▸ Given request:
Take the material below and retype it in full; pictures are left out.

┌─ Data

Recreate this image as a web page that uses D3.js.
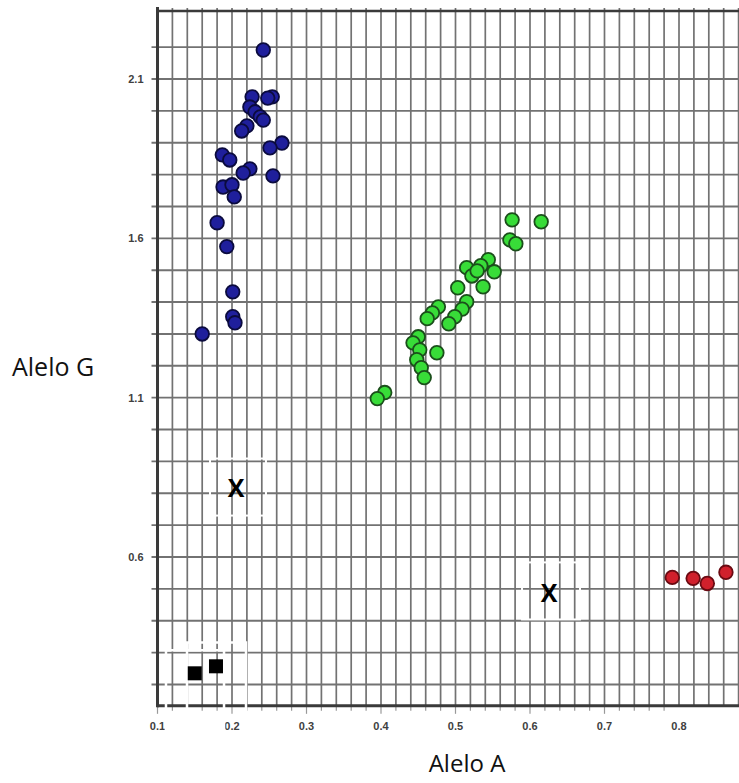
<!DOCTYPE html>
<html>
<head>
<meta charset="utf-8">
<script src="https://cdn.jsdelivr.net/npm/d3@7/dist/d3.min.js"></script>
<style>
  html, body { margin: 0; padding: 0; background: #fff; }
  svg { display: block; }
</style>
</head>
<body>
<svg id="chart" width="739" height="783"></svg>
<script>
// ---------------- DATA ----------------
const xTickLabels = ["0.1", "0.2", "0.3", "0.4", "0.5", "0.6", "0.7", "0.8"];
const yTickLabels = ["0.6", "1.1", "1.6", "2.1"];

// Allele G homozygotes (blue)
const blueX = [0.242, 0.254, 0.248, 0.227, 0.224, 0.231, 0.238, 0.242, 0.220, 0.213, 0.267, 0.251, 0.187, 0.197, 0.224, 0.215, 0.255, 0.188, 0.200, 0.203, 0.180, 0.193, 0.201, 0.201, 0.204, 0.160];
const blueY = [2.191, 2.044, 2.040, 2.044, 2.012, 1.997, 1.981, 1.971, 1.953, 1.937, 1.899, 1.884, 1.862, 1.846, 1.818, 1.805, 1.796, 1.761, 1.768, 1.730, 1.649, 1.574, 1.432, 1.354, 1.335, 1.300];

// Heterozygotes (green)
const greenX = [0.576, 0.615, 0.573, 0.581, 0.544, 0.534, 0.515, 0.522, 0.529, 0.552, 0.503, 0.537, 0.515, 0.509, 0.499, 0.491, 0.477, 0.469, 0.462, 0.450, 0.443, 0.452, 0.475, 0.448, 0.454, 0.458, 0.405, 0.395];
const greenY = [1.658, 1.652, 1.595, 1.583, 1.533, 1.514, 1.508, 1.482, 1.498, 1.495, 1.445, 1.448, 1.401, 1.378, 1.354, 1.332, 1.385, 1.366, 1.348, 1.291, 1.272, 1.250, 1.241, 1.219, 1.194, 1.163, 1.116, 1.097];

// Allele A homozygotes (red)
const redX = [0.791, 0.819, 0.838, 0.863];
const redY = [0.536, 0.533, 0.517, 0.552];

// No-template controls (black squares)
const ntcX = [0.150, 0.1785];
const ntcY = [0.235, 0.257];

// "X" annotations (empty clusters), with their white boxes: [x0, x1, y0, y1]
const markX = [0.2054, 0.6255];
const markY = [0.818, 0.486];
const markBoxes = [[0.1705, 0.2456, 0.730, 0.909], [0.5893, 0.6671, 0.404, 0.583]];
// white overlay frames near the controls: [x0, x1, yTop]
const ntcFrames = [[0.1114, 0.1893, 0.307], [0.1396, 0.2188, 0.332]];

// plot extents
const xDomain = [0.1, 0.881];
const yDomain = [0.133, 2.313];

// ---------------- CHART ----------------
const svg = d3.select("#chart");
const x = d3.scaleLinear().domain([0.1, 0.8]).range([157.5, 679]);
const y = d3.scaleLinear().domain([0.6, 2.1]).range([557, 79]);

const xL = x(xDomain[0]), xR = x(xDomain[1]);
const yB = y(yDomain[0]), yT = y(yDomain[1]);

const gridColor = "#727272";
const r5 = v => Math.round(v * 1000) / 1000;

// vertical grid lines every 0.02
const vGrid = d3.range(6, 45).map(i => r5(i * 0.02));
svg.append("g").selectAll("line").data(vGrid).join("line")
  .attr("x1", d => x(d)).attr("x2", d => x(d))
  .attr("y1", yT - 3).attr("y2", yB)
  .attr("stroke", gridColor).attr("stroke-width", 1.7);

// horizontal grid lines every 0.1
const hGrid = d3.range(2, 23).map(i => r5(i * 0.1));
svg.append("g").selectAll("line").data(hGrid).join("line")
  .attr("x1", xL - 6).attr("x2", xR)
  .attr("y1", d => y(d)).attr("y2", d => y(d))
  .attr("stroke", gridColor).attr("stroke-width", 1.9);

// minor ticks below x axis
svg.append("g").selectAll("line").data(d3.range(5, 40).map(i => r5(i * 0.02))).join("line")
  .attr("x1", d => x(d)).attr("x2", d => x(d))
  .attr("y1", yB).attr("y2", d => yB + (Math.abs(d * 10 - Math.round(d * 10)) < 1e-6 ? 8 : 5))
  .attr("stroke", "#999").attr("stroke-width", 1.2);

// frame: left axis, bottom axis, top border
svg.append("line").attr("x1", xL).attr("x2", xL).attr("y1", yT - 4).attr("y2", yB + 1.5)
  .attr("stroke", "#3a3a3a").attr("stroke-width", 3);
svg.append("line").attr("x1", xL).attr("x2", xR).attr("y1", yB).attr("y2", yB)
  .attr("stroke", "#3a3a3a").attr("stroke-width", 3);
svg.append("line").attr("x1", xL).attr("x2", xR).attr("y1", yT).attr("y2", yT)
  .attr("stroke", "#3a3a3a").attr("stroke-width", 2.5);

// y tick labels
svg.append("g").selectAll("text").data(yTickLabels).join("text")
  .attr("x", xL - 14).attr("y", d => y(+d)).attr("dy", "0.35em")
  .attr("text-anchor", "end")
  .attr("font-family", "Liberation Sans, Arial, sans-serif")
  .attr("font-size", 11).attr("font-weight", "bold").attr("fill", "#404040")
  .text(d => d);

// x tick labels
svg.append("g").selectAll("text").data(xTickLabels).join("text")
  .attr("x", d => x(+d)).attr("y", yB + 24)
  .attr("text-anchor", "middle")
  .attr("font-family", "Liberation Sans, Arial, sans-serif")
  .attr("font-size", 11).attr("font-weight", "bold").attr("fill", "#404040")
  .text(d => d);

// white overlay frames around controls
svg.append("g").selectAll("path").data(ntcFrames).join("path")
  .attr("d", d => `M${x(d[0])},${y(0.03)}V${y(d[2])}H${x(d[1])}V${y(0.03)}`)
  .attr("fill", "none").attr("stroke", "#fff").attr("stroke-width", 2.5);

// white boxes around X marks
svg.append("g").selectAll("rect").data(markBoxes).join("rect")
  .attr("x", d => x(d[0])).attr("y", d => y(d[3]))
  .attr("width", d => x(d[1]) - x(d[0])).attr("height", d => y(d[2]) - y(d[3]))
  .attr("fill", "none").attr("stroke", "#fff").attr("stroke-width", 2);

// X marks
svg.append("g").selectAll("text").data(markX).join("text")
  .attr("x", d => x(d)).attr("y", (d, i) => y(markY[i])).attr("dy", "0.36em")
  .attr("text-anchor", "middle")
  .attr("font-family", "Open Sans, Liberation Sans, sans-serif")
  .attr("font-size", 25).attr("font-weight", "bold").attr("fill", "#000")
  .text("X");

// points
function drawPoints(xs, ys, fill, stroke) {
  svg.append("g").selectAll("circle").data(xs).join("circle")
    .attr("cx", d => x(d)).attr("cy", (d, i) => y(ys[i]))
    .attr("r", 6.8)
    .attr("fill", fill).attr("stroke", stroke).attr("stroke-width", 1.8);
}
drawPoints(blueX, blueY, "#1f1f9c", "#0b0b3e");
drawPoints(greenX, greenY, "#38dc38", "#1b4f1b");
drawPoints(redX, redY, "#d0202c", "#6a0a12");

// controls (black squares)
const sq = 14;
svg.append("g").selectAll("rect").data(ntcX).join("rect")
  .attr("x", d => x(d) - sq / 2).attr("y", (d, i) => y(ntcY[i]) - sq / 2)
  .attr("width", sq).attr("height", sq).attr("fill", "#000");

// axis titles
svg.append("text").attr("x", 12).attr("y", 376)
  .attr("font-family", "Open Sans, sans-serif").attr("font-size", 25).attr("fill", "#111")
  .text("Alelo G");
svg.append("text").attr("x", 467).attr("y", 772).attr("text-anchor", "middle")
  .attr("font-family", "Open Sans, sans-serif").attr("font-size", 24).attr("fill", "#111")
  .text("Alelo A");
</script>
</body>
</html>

└─

▸ Reply to the task:
Recreate this image as a web page that uses D3.js.
<!DOCTYPE html>
<html>
<head>
<meta charset="utf-8">
<script src="https://cdn.jsdelivr.net/npm/d3@7/dist/d3.min.js"></script>
<style>
  html, body { margin: 0; padding: 0; background: #fff; }
  svg { display: block; }
</style>
</head>
<body>
<svg id="chart" width="739" height="783"></svg>
<script>
// ---------------- DATA ----------------
const xTickLabels = ["0.1", "0.2", "0.3", "0.4", "0.5", "0.6", "0.7", "0.8"];
const yTickLabels = ["0.6", "1.1", "1.6", "2.1"];

// Allele G homozygotes (blue)
const blueX = [0.242, 0.254, 0.248, 0.227, 0.224, 0.231, 0.238, 0.242, 0.220, 0.213, 0.267, 0.251, 0.187, 0.197, 0.224, 0.215, 0.255, 0.188, 0.200, 0.203, 0.180, 0.193, 0.201, 0.201, 0.204, 0.160];
const blueY = [2.191, 2.044, 2.040, 2.044, 2.012, 1.997, 1.981, 1.971, 1.953, 1.937, 1.899, 1.884, 1.862, 1.846, 1.818, 1.805, 1.796, 1.761, 1.768, 1.730, 1.649, 1.574, 1.432, 1.354, 1.335, 1.300];

// Heterozygotes (green)
const greenX = [0.576, 0.615, 0.573, 0.581, 0.544, 0.534, 0.515, 0.522, 0.529, 0.552, 0.503, 0.537, 0.515, 0.509, 0.499, 0.491, 0.477, 0.469, 0.462, 0.450, 0.443, 0.452, 0.475, 0.448, 0.454, 0.458, 0.405, 0.395];
const greenY = [1.658, 1.652, 1.595, 1.583, 1.533, 1.514, 1.508, 1.482, 1.498, 1.495, 1.445, 1.448, 1.401, 1.378, 1.354, 1.332, 1.385, 1.366, 1.348, 1.291, 1.272, 1.250, 1.241, 1.219, 1.194, 1.163, 1.116, 1.097];

// Allele A homozygotes (red)
const redX = [0.791, 0.819, 0.838, 0.863];
const redY = [0.536, 0.533, 0.517, 0.552];

// No-template controls (black squares)
const ntcX = [0.150, 0.1785];
const ntcY = [0.235, 0.257];

// "X" annotations (empty clusters), with their white boxes: [x0, x1, y0, y1]
const markX = [0.2054, 0.6255];
const markY = [0.818, 0.486];
const markBoxes = [[0.1705, 0.2456, 0.730, 0.909], [0.5893, 0.6671, 0.404, 0.583]];
// white overlay frames near the controls: [x0, x1, yTop]
const ntcFrames = [[0.1114, 0.1893, 0.307], [0.1396, 0.2188, 0.332]];

// plot extents
const xDomain = [0.1, 0.881];
const yDomain = [0.133, 2.313];

// ---------------- CHART ----------------
const svg = d3.select("#chart");
const x = d3.scaleLinear().domain([0.1, 0.8]).range([157.5, 679]);
const y = d3.scaleLinear().domain([0.6, 2.1]).range([557, 79]);

const xL = x(xDomain[0]), xR = x(xDomain[1]);
const yB = y(yDomain[0]), yT = y(yDomain[1]);

const gridColor = "#727272";
const r5 = v => Math.round(v * 1000) / 1000;

// vertical grid lines every 0.02
const vGrid = d3.range(6, 45).map(i => r5(i * 0.02));
svg.append("g").selectAll("line").data(vGrid).join("line")
  .attr("x1", d => x(d)).attr("x2", d => x(d))
  .attr("y1", yT - 3).attr("y2", yB)
  .attr("stroke", gridColor).attr("stroke-width", 1.7);

// horizontal grid lines every 0.1
const hGrid = d3.range(2, 23).map(i => r5(i * 0.1));
svg.append("g").selectAll("line").data(hGrid).join("line")
  .attr("x1", xL - 6).attr("x2", xR)
  .attr("y1", d => y(d)).attr("y2", d => y(d))
  .attr("stroke", gridColor).attr("stroke-width", 1.9);

// minor ticks below x axis
svg.append("g").selectAll("line").data(d3.range(5, 40).map(i => r5(i * 0.02))).join("line")
  .attr("x1", d => x(d)).attr("x2", d => x(d))
  .attr("y1", yB).attr("y2", d => yB + (Math.abs(d * 10 - Math.round(d * 10)) < 1e-6 ? 8 : 5))
  .attr("stroke", "#999").attr("stroke-width", 1.2);

// frame: left axis, bottom axis, top border
svg.append("line").attr("x1", xL).attr("x2", xL).attr("y1", yT - 4).attr("y2", yB + 1.5)
  .attr("stroke", "#3a3a3a").attr("stroke-width", 3);
svg.append("line").attr("x1", xL).attr("x2", xR).attr("y1", yB).attr("y2", yB)
  .attr("stroke", "#3a3a3a").attr("stroke-width", 3);
svg.append("line").attr("x1", xL).attr("x2", xR).attr("y1", yT).attr("y2", yT)
  .attr("stroke", "#3a3a3a").attr("stroke-width", 2.5);

// y tick labels
svg.append("g").selectAll("text").data(yTickLabels).join("text")
  .attr("x", xL - 14).attr("y", d => y(+d)).attr("dy", "0.35em")
  .attr("text-anchor", "end")
  .attr("font-family", "Liberation Sans, Arial, sans-serif")
  .attr("font-size", 11).attr("font-weight", "bold").attr("fill", "#404040")
  .text(d => d);

// x tick labels
svg.append("g").selectAll("text").data(xTickLabels).join("text")
  .attr("x", d => x(+d)).attr("y", yB + 24)
  .attr("text-anchor", "middle")
  .attr("font-family", "Liberation Sans, Arial, sans-serif")
  .attr("font-size", 11).attr("font-weight", "bold").attr("fill", "#404040")
  .text(d => d);

// white overlay frames around controls
svg.append("g").selectAll("path").data(ntcFrames).join("path")
  .attr("d", d => `M${x(d[0])},${y(0.03)}V${y(d[2])}H${x(d[1])}V${y(0.03)}`)
  .attr("fill", "none").attr("stroke", "#fff").attr("stroke-width", 2.5);

// white boxes around X marks
svg.append("g").selectAll("rect").data(markBoxes).join("rect")
  .attr("x", d => x(d[0])).attr("y", d => y(d[3]))
  .attr("width", d => x(d[1]) - x(d[0])).attr("height", d => y(d[2]) - y(d[3]))
  .attr("fill", "none").attr("stroke", "#fff").attr("stroke-width", 2);

// X marks
svg.append("g").selectAll("text").data(markX).join("text")
  .attr("x", d => x(d)).attr("y", (d, i) => y(markY[i])).attr("dy", "0.36em")
  .attr("text-anchor", "middle")
  .attr("font-family", "Open Sans, Liberation Sans, sans-serif")
  .attr("font-size", 25).attr("font-weight", "bold").attr("fill", "#000")
  .text("X");

// points
function drawPoints(xs, ys, fill, stroke) {
  svg.append("g").selectAll("circle").data(xs).join("circle")
    .attr("cx", d => x(d)).attr("cy", (d, i) => y(ys[i]))
    .attr("r", 6.8)
    .attr("fill", fill).attr("stroke", stroke).attr("stroke-width", 1.8);
}
drawPoints(blueX, blueY, "#1f1f9c", "#0b0b3e");
drawPoints(greenX, greenY, "#38dc38", "#1b4f1b");
drawPoints(redX, redY, "#d0202c", "#6a0a12");

// controls (black squares)
const sq = 14;
svg.append("g").selectAll("rect").data(ntcX).join("rect")
  .attr("x", d => x(d) - sq / 2).attr("y", (d, i) => y(ntcY[i]) - sq / 2)
  .attr("width", sq).attr("height", sq).attr("fill", "#000");

// axis titles
svg.append("text").attr("x", 12).attr("y", 376)
  .attr("font-family", "Open Sans, sans-serif").attr("font-size", 25).attr("fill", "#111")
  .text("Alelo G");
svg.append("text").attr("x", 467).attr("y", 772).attr("text-anchor", "middle")
  .attr("font-family", "Open Sans, sans-serif").attr("font-size", 24).attr("fill", "#111")
  .text("Alelo A");
</script>
</body>
</html>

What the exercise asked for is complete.